Third, and IMO the elephant in the room that most people don't appear willing to discuss, ABL. I'm not particularly concerned that the pros hardly ever mention it and I'm certainly not concerned about posters referring to me as the guy who carries on the 'one man campaign'. The fact is, as I read through a number of threads, I see more and more people becoming aware of it. To me that's a good thing. Engineering issues only get addressed as more people discuss it. To me it's simply another aspect of PQ that cannot be ignored. I can see its impact in a bat-cave, I can see it in a bright room. It's there no matter what conditions you view in.

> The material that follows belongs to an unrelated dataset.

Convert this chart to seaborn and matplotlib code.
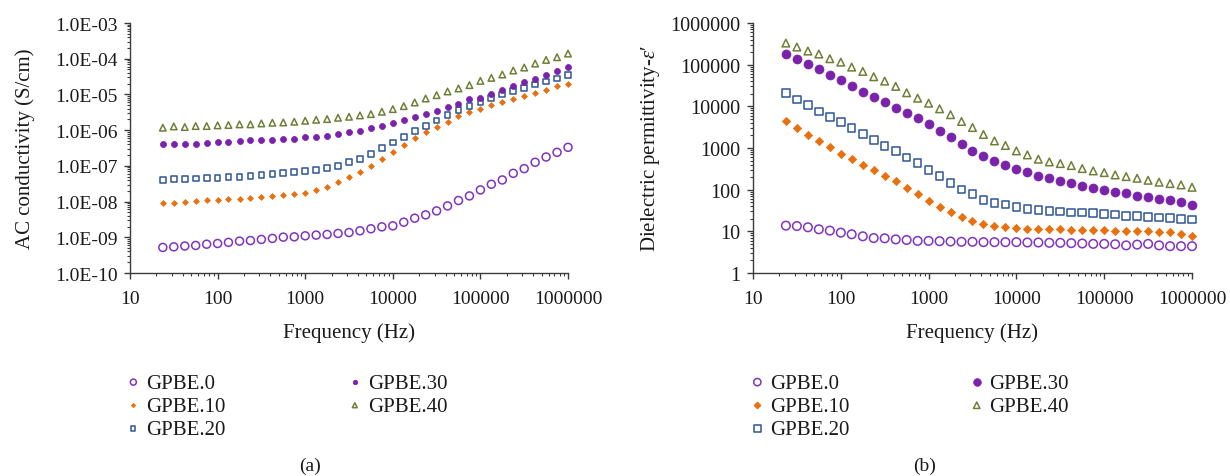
import matplotlib
matplotlib.use("Agg")
import matplotlib.pyplot as plt
import matplotlib.ticker as mticker
import seaborn as sns

# Frequencies (Hz), same for all samples
freq = [23.7, 31.6, 42.2, 56.2, 75.0, 100, 133, 178, 237, 316, 422, 562, 750,
        1000, 1334, 1778, 2371, 3162, 4217, 5623, 7499, 10000, 13335, 17783,
        23714, 31623, 42170, 56234, 74989, 100000, 133352, 177828, 237137,
        316228, 421697, 562341, 749894, 1000000]

labels = ["GPBE.0", "GPBE.10", "GPBE.20", "GPBE.30", "GPBE.40"]

# (a) AC conductivity (S/cm)
sig_0 = [5.2e-10, 5.4e-10, 5.7e-10, 5.9e-10, 6.4e-10, 6.7e-10, 7.2e-10, 7.8e-10,
         8.1e-10, 8.7e-10, 9.3e-10, 1.01e-9, 1.03e-9, 1.10e-9, 1.15e-9, 1.20e-9,
         1.28e-9, 1.36e-9, 1.52e-9, 1.73e-9, 1.96e-9, 2.09e-9, 2.65e-9, 3.42e-9,
         4.24e-9, 5.48e-9, 7.57e-9, 1.07e-8, 1.44e-8, 2.12e-8, 3.05e-8, 4.03e-8,
         6.18e-8, 8.36e-8, 1.26e-7, 1.77e-7, 2.39e-7, 3.30e-7]
sig_10 = [8.98e-9, 9.1e-9, 9.57e-9, 1.02e-8, 1.09e-8, 1.14e-8, 1.16e-8, 1.21e-8,
          1.29e-8, 1.38e-8, 1.44e-8, 1.50e-8, 1.64e-8, 1.78e-8, 2.16e-8, 2.62e-8,
          3.54e-8, 4.78e-8, 6.75e-8, 1.01e-7, 1.59e-7, 2.39e-7, 3.75e-7, 5.88e-7,
          8.65e-7, 1.24e-6, 1.72e-6, 2.42e-6, 3.13e-6, 3.96e-6, 5.01e-6, 6.21e-6,
          7.69e-6, 9.14e-6, 1.13e-5, 1.37e-5, 1.70e-5, 1.98e-5]
sig_20 = [4.03e-8, 4.21e-8, 4.25e-8, 4.39e-8, 4.58e-8, 4.62e-8, 4.78e-8, 4.99e-8,
          5.21e-8, 5.56e-8, 5.81e-8, 6.32e-8, 6.75e-8, 7.19e-8, 7.50e-8, 8.53e-8,
          1.01e-7, 1.26e-7, 1.59e-7, 2.19e-7, 3.09e-7, 4.54e-7, 6.55e-7, 9.42e-7,
          1.30e-6, 1.87e-6, 2.69e-6, 3.64e-6, 4.81e-6, 6.09e-6, 8.04e-6, 9.95e-6,
          1.23e-5, 1.53e-5, 1.89e-5, 2.30e-5, 2.79e-5, 3.45e-5]
sig_30 = [4.0e-7, 4.08e-7, 4.17e-7, 4.2e-7, 4.45e-7, 4.55e-7, 4.64e-7, 5.06e-7,
          5.28e-7, 5.3e-7, 5.35e-7, 5.51e-7, 5.62e-7, 6.26e-7, 6.40e-7, 6.98e-7,
          7.60e-7, 8.65e-7, 9.42e-7, 1.12e-6, 1.30e-6, 1.54e-6, 1.91e-6, 2.37e-6,
          2.87e-6, 3.41e-6, 4.32e-6, 5.24e-6, 7.22e-6, 8.04e-6, 1.06e-5, 1.37e-5,
          1.70e-5, 2.20e-5, 2.79e-5, 3.45e-5, 4.56e-5, 5.90e-5]
sig_40 = [1.17e-6, 1.27e-6, 1.22e-6, 1.30e-6, 1.30e-6, 1.36e-6, 1.39e-6, 1.45e-6,
          1.45e-6, 1.54e-6, 1.61e-6, 1.64e-6, 1.72e-6, 1.83e-6, 1.95e-6, 2.04e-6,
          2.22e-6, 2.37e-6, 2.58e-6, 2.81e-6, 3.27e-6, 3.88e-6, 4.70e-6, 5.95e-6,
          7.69e-6, 9.54e-6, 1.21e-5, 1.47e-5, 1.82e-5, 2.40e-5, 2.91e-5, 3.61e-5,
          4.67e-5, 5.65e-5, 7.31e-5, 9.25e-5, 1.10e-4, 1.39e-4]

# (b) dielectric permittivity
eps_0 = [13.7, 13.4, 12.5, 11.2, 10.4, 9.3, 8.5, 7.6, 6.9, 6.8, 6.4, 6.2, 5.9,
         5.9, 5.8, 5.7, 5.6, 5.6, 5.5, 5.5, 5.5, 5.5, 5.4, 5.4, 5.3, 5.3, 5.2,
         5.1, 5.0, 5.0, 4.9, 4.6, 4.8, 5.0, 4.6, 4.4, 4.4, 4.4]
eps_10 = [4570, 2990, 2030, 1460, 1030, 722, 538, 386, 293, 218, 162, 110, 77.5,
          52.6, 38.5, 28.6, 21.7, 17.7, 14.7, 13.7, 12.7, 11.8, 11.6, 11.4, 11.2,
          11.2, 11.0, 10.8, 10.6, 10.6, 10.4, 10.4, 10.2, 10.0, 9.8, 9.4, 8.6, 7.9]
eps_20 = [20800, 14600, 10700, 7530, 5600, 4170, 3050, 2190, 1540, 1130, 838, 590,
          440, 298, 214, 143, 100, 77.5, 56.6, 48.0, 43.8, 38.5, 34.4, 32.0, 30.3,
          29.7, 28.6, 28.1, 27.1, 26.1, 25.2, 23.4, 23.0, 22.1, 21.3, 20.6, 19.8, 19.1]
eps_30 = [183000, 139000, 105000, 76900, 56200, 41900, 30100, 22300, 16300, 12400,
          9230, 7000, 5110, 3730, 2580, 1790, 1260, 869, 635, 482, 386, 309, 262,
          210, 188, 159, 143, 123, 110, 96.8, 89.9, 81.9, 71.9, 65.6, 59.8, 55.6,
          49.8, 43.8]
eps_40 = [330000, 265000, 212000, 180000, 139000, 115000, 87500, 68900, 51300,
          40400, 30100, 21200, 15700, 11900, 8730, 6300, 4330, 3100, 2110, 1480,
          1150, 853, 684, 538, 464, 423, 379, 321, 282, 257, 226, 206, 188, 168,
          151, 140, 130, 114]

colors = ["#8033C0", "#E8700E", "#2F5597", "#7A22AA", "#6E7F38"]
markers = ["o", "D", "s", "o", "^"]
filled = [False, True, False, True, False]

sns.set_style("ticks")
plt.rcParams["font.family"] = ["Liberation Serif", "DejaVu Serif"]
plt.rcParams["mathtext.fontset"] = "custom"
plt.rcParams["mathtext.it"] = "Liberation Serif:italic"
plt.rcParams["mathtext.rm"] = "Liberation Serif"

fig = plt.figure(figsize=(12.3, 4.77), dpi=100)
ax1 = fig.add_axes([130 / 1230, 1 - 274 / 477, 438 / 1230, 250 / 477])
ax2 = fig.add_axes([753 / 1230, 1 - 274 / 477, 439 / 1230, 250 / 477])

sizes_a = [33, 9, 17, 19, 22]
sizes_b = [38, 18, 30, 42, 30]


def draw(ax, series, sizes):
    for lab, vals, c, m, f, s in zip(labels, series, colors, markers, filled, sizes):
        if f:
            sns.scatterplot(x=freq, y=vals, ax=ax, marker=m, s=s, color=c,
                            edgecolor=c, linewidth=0.5, label=lab, clip_on=False,
                            zorder=3)
        else:
            sns.scatterplot(x=freq, y=vals, ax=ax, marker=m, s=s, color=c,
                            facecolor="none", edgecolor=c, linewidth=1.1, label=lab,
                            clip_on=False, zorder=3)


draw(ax1, [sig_0, sig_10, sig_20, sig_30, sig_40], sizes_a)
draw(ax2, [eps_0, eps_10, eps_20, eps_30, eps_40], sizes_b)

for ax in (ax1, ax2):
    ax.set_xscale("log")
    ax.set_yscale("log")
    ax.set_xlim(10, 1e6)
    ax.xaxis.set_major_locator(mticker.LogLocator(base=10, numticks=10))
    ax.xaxis.set_minor_locator(mticker.LogLocator(base=10, subs=range(2, 10), numticks=20))
    ax.xaxis.set_major_formatter(mticker.FuncFormatter(lambda v, p: f"{v:.0f}"))
    ax.xaxis.set_minor_formatter(mticker.NullFormatter())
    ax.yaxis.set_minor_formatter(mticker.NullFormatter())
    ax.yaxis.set_minor_locator(mticker.LogLocator(base=10, subs=range(2, 10), numticks=20))
    for sp in ("top", "right"):
        ax.spines[sp].set_visible(False)
    for sp in ("left", "bottom"):
        ax.spines[sp].set_color("#3c3c3c")
        ax.spines[sp].set_linewidth(1.0)
    ax.tick_params(which="major", direction="out", length=4, width=1.0,
                   color="#3c3c3c", labelsize=14, labelcolor="#1a1a1a", pad=5)
    ax.tick_params(which="minor", direction="out", length=2.5, width=0.8, color="#3c3c3c")
    ax.tick_params(axis="x", which="major", pad=8)
    ax.set_xlabel("Frequency (Hz)", fontsize=15, labelpad=11, color="#1a1a1a")

ax1.set_ylim(1e-10, 1e-3)
ax1.yaxis.set_major_locator(mticker.LogLocator(base=10, numticks=10))
ax1.yaxis.set_major_formatter(mticker.FuncFormatter(lambda v, p: f"{v:.1E}"))
ax1.set_ylabel("AC conductivity (S/cm)", fontsize=15, labelpad=14, color="#1a1a1a")

ax2.tick_params(axis="y", which="major", labelsize=14.5)
ax2.set_ylim(1, 1e6)
ax2.yaxis.set_major_locator(mticker.LogLocator(base=10, numticks=10))
ax2.yaxis.set_major_formatter(mticker.FuncFormatter(lambda v, p: f"{v:.0f}"))
ax2.set_ylabel("Dielectric permittivity-$\\mathit{ε′}$", fontsize=15, labelpad=6,
               color="#1a1a1a")

leg_kw = dict(loc="upper left", ncol=2, frameon=False, fontsize=15, borderpad=0,
              borderaxespad=0, handlelength=0.8, handletextpad=0.22, labelspacing=0.17,
              bbox_transform=fig.transFigure)
leg1 = ax1.legend(bbox_to_anchor=(125 / 1230, 1 - 374 / 477), columnspacing=5.8,
                  markerscale=0.75, **leg_kw)
leg2 = ax2.legend(bbox_to_anchor=(749 / 1230, 1 - 374 / 477), columnspacing=5.7,
                  markerscale=0.85, **leg_kw)
for leg in (leg1, leg2):
    for t in leg.get_texts():
        t.set_color("#1a1a1a")

fig.text(310 / 1230, 1 - 466 / 477, "(a)", fontsize=14, ha="center", va="center", color="#1a1a1a")
fig.text(925 / 1230, 1 - 466 / 477, "(b)", fontsize=14, ha="center", va="center", color="#1a1a1a")

fig.savefig("out.png", dpi=100)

A better behaved ABL, and the greater apparent sharpness of the 8500 were the main reasons I chose the 8500. Don't get me wrong, the 8500 is certainly not 'ABL-free', no plasma is, but I see much less of it on the 8500 than I do with the VT or ZT. To my eyes, whether I'm more sensitive to this issue or not, it negatively impacts many scenes. In fact, the % of scenes where I would see a difference in black levels between these sets is much less, IMO, than those that I'd see the impact of ABL. Having done many A/Bs with my Sharp Elite, it's quite apparent when ABL kicks in on the 8500 and it kicks in far more often than many here are willing to admit.
I suppose if you do nothing but watch very dark movies in a very dark environment, you might not be bothered by ABL. But if you watch a variety of material, from dark movies to nature shows to hockey games to many other types of content, the impact of ABL could certainly be there. I honestly think many don't know when it's occurring. IMO it's not much different than the consumer who doesn't recognize his colors are off on his uncalibrated display since he's never had a display calibrated and probably has never seen what one looks like. If you don't know what a scene should look like, how would you recognize there's an issue?
The bottom line is that these 3 displays are great and any of them would work well in a reasonably light-controlled environment. To me the main distinction is that for very bright rooms, the 8500 is better suited but it's certainly beautifully suited for dark rooms too.